Repeat the material verbatim and drop the pictures.

»»

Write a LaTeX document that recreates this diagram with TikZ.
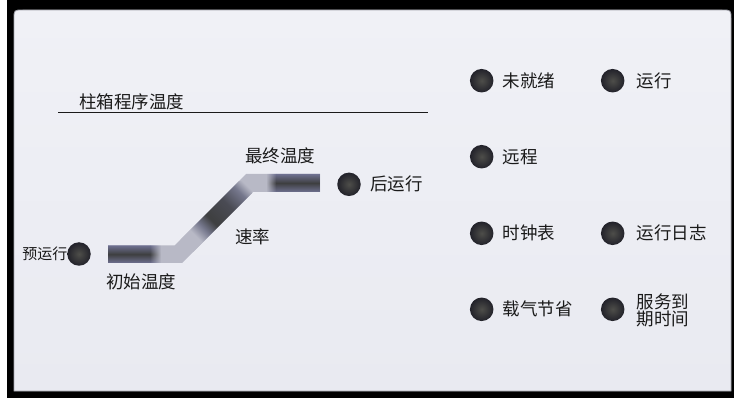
\documentclass[tikz,border=0pt]{standalone}
\usepackage{fontspec}
\setmainfont{Noto Sans CJK SC}
\usetikzlibrary{fadings}
\definecolor{panel}{HTML}{F0F1F6}
\definecolor{panelb}{HTML}{E9EAF1}
\definecolor{paneledge}{HTML}{A4A5AE}
\definecolor{barlight}{HTML}{B8B9C6}
\definecolor{barmid}{HTML}{75778C}
\definecolor{bardark}{HTML}{3E3F40}
\definecolor{bardk}{HTML}{4A4B54}
\definecolor{baredge}{HTML}{6E7090}
\definecolor{ledin}{HTML}{4E4E4A}
\definecolor{ledout}{HTML}{22222A}
\definecolor{ink}{HTML}{1A1A1A}
\tikzfading[name=fadeR, left color=transparent!0, right color=transparent!100]
\tikzfading[name=fadeL, left color=transparent!100, right color=transparent!0]
\pgfdeclarehorizontalshading{rampshade}{100bp}{color(0bp)=(barlight); color(30bp)=(barlight); color(38bp)=(barmid); color(46bp)=(bardark); color(62bp)=(bardk); color(74bp)=(barmid); color(81bp)=(barlight); color(100bp)=(barlight)}
\begin{document}
\begin{tikzpicture}[x=1pt,y=-1pt,
  lbl/.style={font=\fontsize{17.5}{20}\selectfont, text=ink, inner sep=0pt, anchor=west},
  ctr/.style={font=\fontsize{17.5}{20}\selectfont, text=ink, inner sep=0pt},
  led/.style={circle, minimum size=23.5pt, inner sep=0pt, shading=radial, inner color=ledin, outer color=ledout},
  darkbar/.style={top color=baredge, bottom color=baredge, middle color=bardark}]
\useasboundingbox (0,0) rectangle (734,398);
\fill[white] (0,0) rectangle (734,398);
\fill[black] (7,0) rectangle (734,398);
% panel
\shade[top color=panel, bottom color=panelb, draw=paneledge, line width=0.8pt]
  (14,391) -- (14,19) .. controls (14,10) .. (23,10) -- (722,10)
  .. controls (731,10) .. (731,19) -- (731,391) -- cycle;
% title and rule
\node[lbl] (title) at (79,101.5) {柱箱程序温度};
\coordinate (ruleL) at (58,112.3);
\coordinate (ruleR) at (428,112.3);
\draw[line width=1.4pt, ink] (ruleL) -- (ruleR);
% temperature profile
\begin{scope}
  \clip (108,245.5) -- (174.5,245.5) -- (246,174) -- (320,174) -- (320,192)
        -- (253,192) -- (182,263) -- (108,263) -- cycle;
  \fill[barlight] (100,165) rectangle (330,270);
  \shade[shading=rampshade, shading angle=45] (180.6,181.1) rectangle (251.4,251.9);
  \shade[darkbar] (108,245.5) rectangle (150,263);
  \shade[darkbar, path fading=fadeR] (150,245.5) rectangle (161,263);
  \shade[darkbar] (276,174) rectangle (320,192);
  \shade[darkbar, path fading=fadeL] (266,174) rectangle (276,192);
\end{scope}
\node[ctr] (final) at (280,156) {最终温度};
\node[ctr] (rate) at (252.5,237) {速率};
\node[ctr] (init) at (141,282) {初始温度};
% pre-run / post-run
\node[led] (ledpre) at (79,254) {};
\node[font=\fontsize{15}{18}\selectfont, text=ink, inner sep=0pt, anchor=east] (txtpre) at (67.5,253.5) {预运行};
\node[led] (ledpost) at (349,184.3) {};
\node[lbl] (txtpost) at (370,184.3) {后运行};
% status LEDs
\node[led] (led1) at (481.7,80.7) {};
\node[lbl] (t1) at (502.3,80.7) {未就绪};
\node[led] (led2) at (612.7,80.7) {};
\node[lbl] (t2) at (636.3,80.7) {运行};
\node[led] (led3) at (481.7,156.7) {};
\node[lbl] (t3) at (502.3,156.7) {远程};
\node[led] (led4) at (481.7,233.3) {};
\node[lbl] (t4) at (502.3,233.3) {时钟表};
\node[led] (led5) at (612.7,233.3) {};
\node[lbl] (t5) at (636.3,233.3) {运行日志};
\node[led] (led6) at (481.7,309.3) {};
\node[lbl] (t6) at (502.3,309.3) {载气节省};
\node[led] (led7) at (612.7,309.3) {};
\node[lbl, font=\fontsize{17.5}{17.6}\selectfont, align=left] (t7) at (636.3,310.5) {服务到\\期时间};
\end{tikzpicture}
\end{document}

««

— The reply —
Write a LaTeX document that recreates this diagram with TikZ.
\documentclass[tikz,border=0pt]{standalone}
\usepackage{fontspec}
\setmainfont{Noto Sans CJK SC}
\usetikzlibrary{fadings}
\definecolor{panel}{HTML}{F0F1F6}
\definecolor{panelb}{HTML}{E9EAF1}
\definecolor{paneledge}{HTML}{A4A5AE}
\definecolor{barlight}{HTML}{B8B9C6}
\definecolor{barmid}{HTML}{75778C}
\definecolor{bardark}{HTML}{3E3F40}
\definecolor{bardk}{HTML}{4A4B54}
\definecolor{baredge}{HTML}{6E7090}
\definecolor{ledin}{HTML}{4E4E4A}
\definecolor{ledout}{HTML}{22222A}
\definecolor{ink}{HTML}{1A1A1A}
\tikzfading[name=fadeR, left color=transparent!0, right color=transparent!100]
\tikzfading[name=fadeL, left color=transparent!100, right color=transparent!0]
\pgfdeclarehorizontalshading{rampshade}{100bp}{color(0bp)=(barlight); color(30bp)=(barlight); color(38bp)=(barmid); color(46bp)=(bardark); color(62bp)=(bardk); color(74bp)=(barmid); color(81bp)=(barlight); color(100bp)=(barlight)}
\begin{document}
\begin{tikzpicture}[x=1pt,y=-1pt,
  lbl/.style={font=\fontsize{17.5}{20}\selectfont, text=ink, inner sep=0pt, anchor=west},
  ctr/.style={font=\fontsize{17.5}{20}\selectfont, text=ink, inner sep=0pt},
  led/.style={circle, minimum size=23.5pt, inner sep=0pt, shading=radial, inner color=ledin, outer color=ledout},
  darkbar/.style={top color=baredge, bottom color=baredge, middle color=bardark}]
\useasboundingbox (0,0) rectangle (734,398);
\fill[white] (0,0) rectangle (734,398);
\fill[black] (7,0) rectangle (734,398);
% panel
\shade[top color=panel, bottom color=panelb, draw=paneledge, line width=0.8pt]
  (14,391) -- (14,19) .. controls (14,10) .. (23,10) -- (722,10)
  .. controls (731,10) .. (731,19) -- (731,391) -- cycle;
% title and rule
\node[lbl] (title) at (79,101.5) {柱箱程序温度};
\coordinate (ruleL) at (58,112.3);
\coordinate (ruleR) at (428,112.3);
\draw[line width=1.4pt, ink] (ruleL) -- (ruleR);
% temperature profile
\begin{scope}
  \clip (108,245.5) -- (174.5,245.5) -- (246,174) -- (320,174) -- (320,192)
        -- (253,192) -- (182,263) -- (108,263) -- cycle;
  \fill[barlight] (100,165) rectangle (330,270);
  \shade[shading=rampshade, shading angle=45] (180.6,181.1) rectangle (251.4,251.9);
  \shade[darkbar] (108,245.5) rectangle (150,263);
  \shade[darkbar, path fading=fadeR] (150,245.5) rectangle (161,263);
  \shade[darkbar] (276,174) rectangle (320,192);
  \shade[darkbar, path fading=fadeL] (266,174) rectangle (276,192);
\end{scope}
\node[ctr] (final) at (280,156) {最终温度};
\node[ctr] (rate) at (252.5,237) {速率};
\node[ctr] (init) at (141,282) {初始温度};
% pre-run / post-run
\node[led] (ledpre) at (79,254) {};
\node[font=\fontsize{15}{18}\selectfont, text=ink, inner sep=0pt, anchor=east] (txtpre) at (67.5,253.5) {预运行};
\node[led] (ledpost) at (349,184.3) {};
\node[lbl] (txtpost) at (370,184.3) {后运行};
% status LEDs
\node[led] (led1) at (481.7,80.7) {};
\node[lbl] (t1) at (502.3,80.7) {未就绪};
\node[led] (led2) at (612.7,80.7) {};
\node[lbl] (t2) at (636.3,80.7) {运行};
\node[led] (led3) at (481.7,156.7) {};
\node[lbl] (t3) at (502.3,156.7) {远程};
\node[led] (led4) at (481.7,233.3) {};
\node[lbl] (t4) at (502.3,233.3) {时钟表};
\node[led] (led5) at (612.7,233.3) {};
\node[lbl] (t5) at (636.3,233.3) {运行日志};
\node[led] (led6) at (481.7,309.3) {};
\node[lbl] (t6) at (502.3,309.3) {载气节省};
\node[led] (led7) at (612.7,309.3) {};
\node[lbl, font=\fontsize{17.5}{17.6}\selectfont, align=left] (t7) at (636.3,310.5) {服务到\\期时间};
\end{tikzpicture}
\end{document}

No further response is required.